PlattenkritikenPressfrisch

IHSAHN – Das Seelenbrechen

~ 2013 (Candlelight Recors) – Stil: Avantgarde Metal ~


Flirrender Beginn, mit mehr als nur bombastischen Tendenzen. IHSAHN ist mit seinem fünften Solowerk zurück und nie zuvor war er extravaganter und ausgefallener auf seinen musikalischen Pfaden unterwegs. Kurzer Break, doch der Bombast kommt in purer Orchestrierung wieder zurück. Am Anfang von `Regen` direkt hernach folgt eine ruhige Klaviereinlage mit Gesang, aber schon steigt die ganze Band mit ein und begleitet zudem mit hervorragendem Background-Gesang, der sich fast choralhaft steigert, den nun eher krächzenden Gesangsvortrag.

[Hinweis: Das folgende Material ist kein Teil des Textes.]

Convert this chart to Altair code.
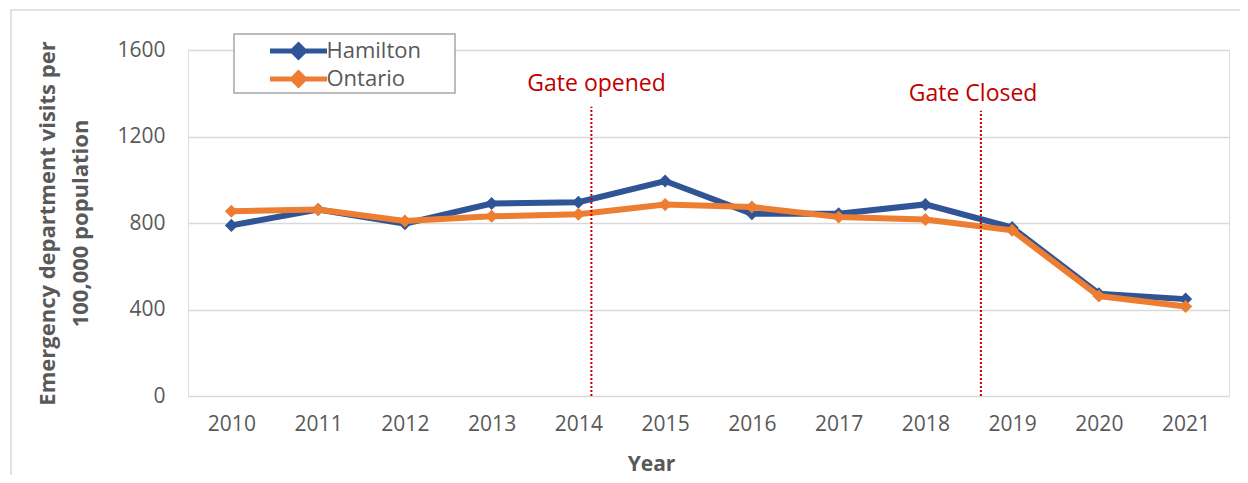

Von OPETH bis KING CRIMSON ist durchgehend alles möglich. Doch kein Song ist wie der vorhergehende und bis auf den kleinen Hit `Pulse` hat kein Song allem Anschein nach wiederkehrende Gesanglinien. Gleichwohl dieses Umstands wird man schon von der ersten Begegnung an mitgerissen und jeder Rhythmus, jeder – allen Liedern direkt inne wohnende – Groove nimmt nicht nur das Kleinhirn in Gefangenschaft. Von Chaos bis zu den lieblichsten Klängen kann sekündlich alles passieren. IHSAHN reißt alle Barrieren ein.

Totaler Wahnsinn erklingt noch am Anfang von `Tacit II`, nicht enden wollende Drum-Einsätze werden dann drone-mäßig von sirenenartigem Geheul abgelöst. Aber alles hat System, die überragende Backing-Band, die erneut aus den Musikern von LEPROUS besteht, scheint zu spielen, als ginge es um ihr Leben. Von Song zu Song nimmt der Wahnsinn immer mehr seinen Lauf, immer mehr Emotionen, immer mehr Irrsinn. `Rec` und `M` gönnen in der Mitte des Albums – in einer eher futuristischen Lagerfeuerromantik – eine kleine Verschnaufpause, aber immer wieder wollen die Drums weiter, es zieht sie weiter an einen anderen Ort. Von da an wird das Hörerlebnis von Sekunde zu Sekunde epischer und cineastischer. Von da an verweilen die Musiker vermehrt in ruhigen, aber nicht weniger ergreifenden Tonfolgen. Vermeintlich friedliche Industrial-Klänge und fauchender Gesang reißen den Hörer aus der Starre. Die Nerven sind unter allergrößter Anspannung, eine Atmosphäre zum Zerreißen. Die letzten zwei Songs benötigen konsequenterweise gar keinen Gesang mehr und wandern in experimentellen Pfaden, die sonst eher Bands wie BROTHER SUN, SISTER MOON vorbehalten sind.

IHSAHNs Fähigkeiten als Songwriter sind auf `Das Seelenbrechen` auf ihrem Höhepunkt angekommen. Ein unheimlich dynamisches Werk, das trotz vollends ausgeschöpfter Elemente, durchgehend perfekt und wie aus einem Guss durchläuft. Alles ist im Fluss. Von Anfang bis zum Ende. Alles hat einen Sinn. Vom ersten Ton bis zur letzten tonlosen Stille. Welch ein epochales Werk. Klassiker.